In the decision of Lynch v Cavallo [2018] NSW DC, the court on an interlocutory motion was required to revisit the question of whether a professional jockey can sue another professional jockey injured in a professionally organised horse race. In Goode v Angland [2017] NSWCA 311 the Court of Appeal held that a professional horse race was a recreational activity and that falling from the horse was an obvious risk of that activity within the meaning of the Civil Liability Act 2002 (NSW) (CLA) so that such activities came within the protection of the CLA.
The plaintiff and defendant were professional jockeys riding in the 2015 Mudgee Cup. The plaintiff fell from his horse and was injured. The plaintiff sued the defendant alleging negligence and a breach of the Australian Rules of Racing. The defendant sought to have the proceedings struck out on an interlocutory stage on the basis that the claim arose out of an obvious risk of a dangerous recreational activity and by virtue of section 5L of the CLA the defendant was not negligent.
The defendant had pleaded guilty to one charge and received a suspension in regard to a breach of the Rules.
The judge hearing this motion sought to distinguish the decision in Goode from the facts of the present claim. He did not seek to distinguish the finding of the Court of Appeal in Goode that professional horse racing was a recreational activity within the ambit of section 5K of the CLA.
The judge considered that not every case of an injury arising from a professional horse race was an obvious risk. He suggested that the breach by a participant of Rules that govern a professional activity are not necessarily obvious to participants. He said every participant in such a dangerous recreational activity engages in it on the basis that participants will comply with the rules which govern the sport.
The defendant sought to argue that injury from participating in a professional horse race, including injury as a result of another jockey not complying with the rules of that sport, was obvious within the meaning of the CLA. The defendant relied on part of the plaintiff’s pleaded claim that alleged that the risk of harm that existed was a risk of fellow riders being injured as a result of the defendant’s careless, reckless or incompetent riding.
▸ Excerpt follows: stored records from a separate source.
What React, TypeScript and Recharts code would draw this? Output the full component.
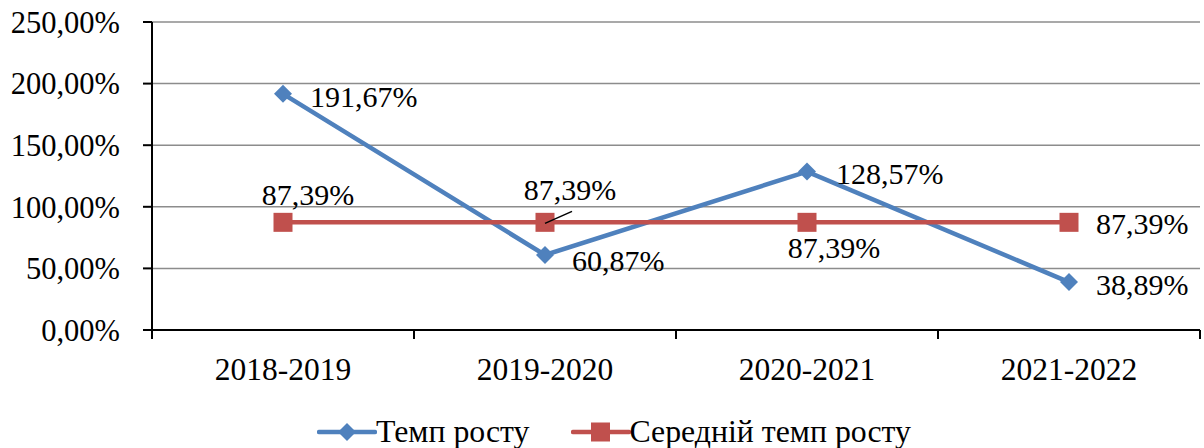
import { LineChart, Line, XAxis, YAxis, CartesianGrid, LabelList } from "recharts";

const categories = ["2018-2019", "2019-2020", "2020-2021", "2021-2022"];
const growthRate = [191.67, 60.87, 128.57, 38.89];
const avgGrowthRate = [87.39, 87.39, 87.39, 87.39];
const yTicks = [0, 50, 100, 150, 200, 250];
const seriesNames = ["Темп росту", "Середній темп росту"];

const BLUE = "#4F81BD";
const RED = "#C0504D";
const FONT = "Times New Roman, Liberation Serif, Tinos, DejaVu Serif, serif";
const FS = 30;

const W = 1204;
const H = 448;
const PLOT_LEFT = 152;
const PLOT_RIGHT = 1200;
const PLOT_TOP = 22;
const PLOT_BOTTOM = 330;
const BAND = (PLOT_RIGHT - PLOT_LEFT) / categories.length;

const data = categories.map((c, i) => ({
  name: c,
  growth: growthRate[i],
  avg: avgGrowthRate[i],
}));

const pct = (v: number) => v.toFixed(2).replace(".", ",") + "%";

const Diamond = (props: any) => {
  const { cx, cy } = props;
  if (cx == null || cy == null) return null;
  const r = 9;
  return <path d={`M${cx},${cy - r}L${cx + r},${cy}L${cx},${cy + r}L${cx - r},${cy}Z`} fill={BLUE} />;
};

const Square = (props: any) => {
  const { cx, cy } = props;
  if (cx == null || cy == null) return null;
  const r = 9.5;
  return <rect x={cx - r} y={cy - r} width={r * 2} height={r * 2} fill={RED} />;
};

// per-point label placement, as Excel had them after manual dragging
const growthOffsets = [
  { dx: 27, dy: 3 },
  { dx: 27, dy: 5 },
  { dx: 29, dy: 2 },
  { dx: 27, dy: 2 },
];
const avgOffsets = [
  { dx: 25, dy: -28, anchor: "middle" },
  { dx: 25, dy: -33, anchor: "middle", leader: true },
  { dx: 27, dy: 25, anchor: "middle" },
  { dx: 27, dy: 1, anchor: "start" },
];

const GrowthLabel = (props: any) => {
  const { x, y, value, index } = props;
  const o = growthOffsets[index];
  return (
    <text x={x + o.dx} y={y + o.dy} dy="0.35em" fontFamily={FONT} fontSize={FS} fill="#000" textAnchor="start">
      {pct(value)}
    </text>
  );
};

const AvgLabel = (props: any) => {
  const { x, y, value, index } = props;
  const o = avgOffsets[index];
  return (
    <g>
      {o.leader && <line x1={x} y1={y + 1} x2={x + 27} y2={y - 11} stroke="#000" strokeWidth={1.5} />}
      <text x={x + o.dx} y={y + o.dy} dy="0.35em" fontFamily={FONT} fontSize={FS} fill="#000" textAnchor={o.anchor as any}>
        {pct(value)}
      </text>
    </g>
  );
};

const CategoryTick = (props: any) => {
  const { x, payload, index } = props;
  return (
    <g>
      <line x1={x - BAND / 2} y1={PLOT_BOTTOM} x2={x - BAND / 2} y2={PLOT_BOTTOM + 9} stroke="#000" strokeWidth={2} />
      {index === categories.length - 1 && (
        <line x1={x + BAND / 2} y1={PLOT_BOTTOM} x2={x + BAND / 2} y2={PLOT_BOTTOM + 9} stroke="#000" strokeWidth={2} />
      )}
      <text x={x} y={PLOT_BOTTOM + 39} dy="0.35em" textAnchor="middle" fontFamily={FONT} fontSize={31.5} fill="#000">
        {payload.value}
      </text>
    </g>
  );
};

// legend drawn beside the chart so it does not eat into the plot height
const ChartLegend = () => (
  <div
    style={{
      position: "absolute",
      left: 317,
      top: 412,
      height: 40,
      display: "flex",
      alignItems: "center",
      fontFamily: FONT,
      fontSize: 31.8,
      color: "#000",
      whiteSpace: "nowrap",
    }}
  >
    <svg width={60} height={20} style={{ marginRight: -1 }}>
      <line x1={2} y1={10} x2={58} y2={10} stroke={BLUE} strokeWidth={4.5} strokeLinecap="round" />
      <path d="M30,1L39,10L30,19L21,10Z" fill={BLUE} />
    </svg>
    <span style={{ marginRight: 41 }}>{seriesNames[0]}</span>
    <svg width={60} height={20} style={{ marginRight: -1 }}>
      <line x1={2} y1={10} x2={58} y2={10} stroke={RED} strokeWidth={4.5} strokeLinecap="round" />
      <rect x={20} y={0.5} width={19} height={19} fill={RED} />
    </svg>
    <span>{seriesNames[1]}</span>
  </div>
);

export default function App() {
  return (
    <div style={{ position: "absolute", left: 0, top: 0, width: W, height: H, background: "#fff", fontFamily: FONT }}>
      <LineChart
        width={W}
        height={H}
        data={data}
        margin={{ top: PLOT_TOP, right: W - PLOT_RIGHT, bottom: 0, left: 0 }}
      >
        <CartesianGrid vertical={false} stroke="#8c8c8c" strokeWidth={1.5} />
        <XAxis
          dataKey="name"
          height={H - PLOT_BOTTOM}
          padding={{ left: BAND / 2, right: BAND / 2 }}
          axisLine={{ stroke: "#000", strokeWidth: 2 }}
          tickLine={false}
          tick={<CategoryTick />}
          interval={0}
        />
        <YAxis
          domain={[0, 250]}
          ticks={yTicks}
          width={PLOT_LEFT}
          axisLine={{ stroke: "#000", strokeWidth: 2 }}
          tickLine={{ stroke: "#000", strokeWidth: 2 }}
          tickSize={9}
          tickMargin={23}
          tickFormatter={pct}
          tick={{ fontFamily: FONT, fontSize: 30.5, fill: "#000" }}
        />
        <Line
          dataKey="growth"
          name={seriesNames[0]}
          stroke={BLUE}
          strokeWidth={4.5}
          dot={<Diamond />}
          activeDot={false}
          isAnimationActive={false}
        >
          <LabelList dataKey="growth" content={<GrowthLabel />} />
        </Line>
        <Line
          dataKey="avg"
          name={seriesNames[1]}
          stroke={RED}
          strokeWidth={4.5}
          dot={<Square />}
          activeDot={false}
          isAnimationActive={false}
        >
          <LabelList dataKey="avg" content={<AvgLabel />} />
        </Line>
      </LineChart>
      <ChartLegend />
    </div>
  );
}
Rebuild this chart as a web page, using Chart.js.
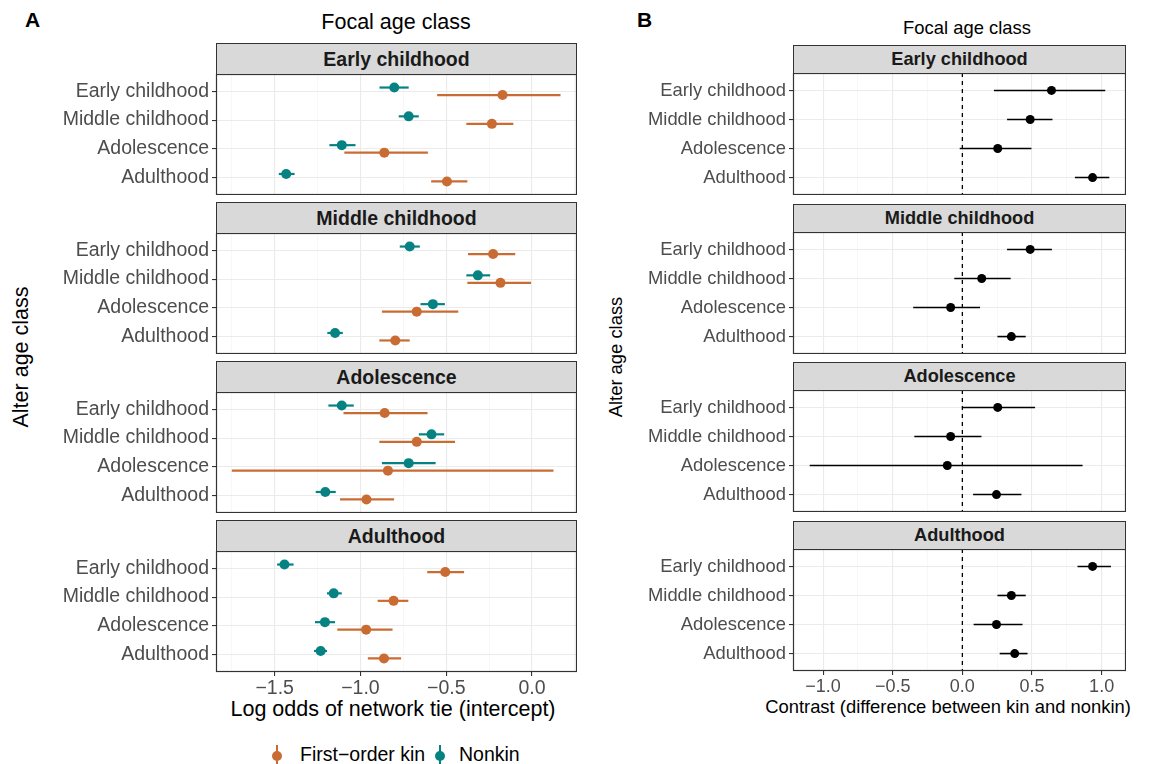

Based on the present state of the evidence and noting this was an interlocutory application where the complete evidence had not been heard, the judge found that the risk of injury resulting from a fellow rider breaching the Rules of Racing was not necessarily a risk inherent or incidental to riding in the Mudgee Cup or necessarily an obvious risk. So the claim was not necessarily barred by the operation of an inherent risk or obvious risk defence.
There was accordingly no reason to dismiss the plaintiff’s claim at this interlocutory stage.
The determination of the availability of an inherent and obvious risk defence under the CLA, and negligence generally will have to await the hearing of evidence from the plaintiff and the defendant at trial, but most particularly from the plaintiff in regard to whether the risk of injury was obvious to him.
The defendant was unsuccessful principally because of the difficult hurdle to be met to satisfy the court that dismissal was appropriate at an interlocutory stage. However, in our view the plaintiff may have difficulty withstanding the application of the CLA at trial. That a fellow jockey might breach the Rules that govern his participation in a race and also ride carelessly which may cause injury to a fellow jockey must be something obvious to most professional jockeys in the plaintiff’s position, although ultimately the answer to that question for the pursue of the CLA depends on all the facts and circumstances and the relevant knowledge and experience of the plaintiff.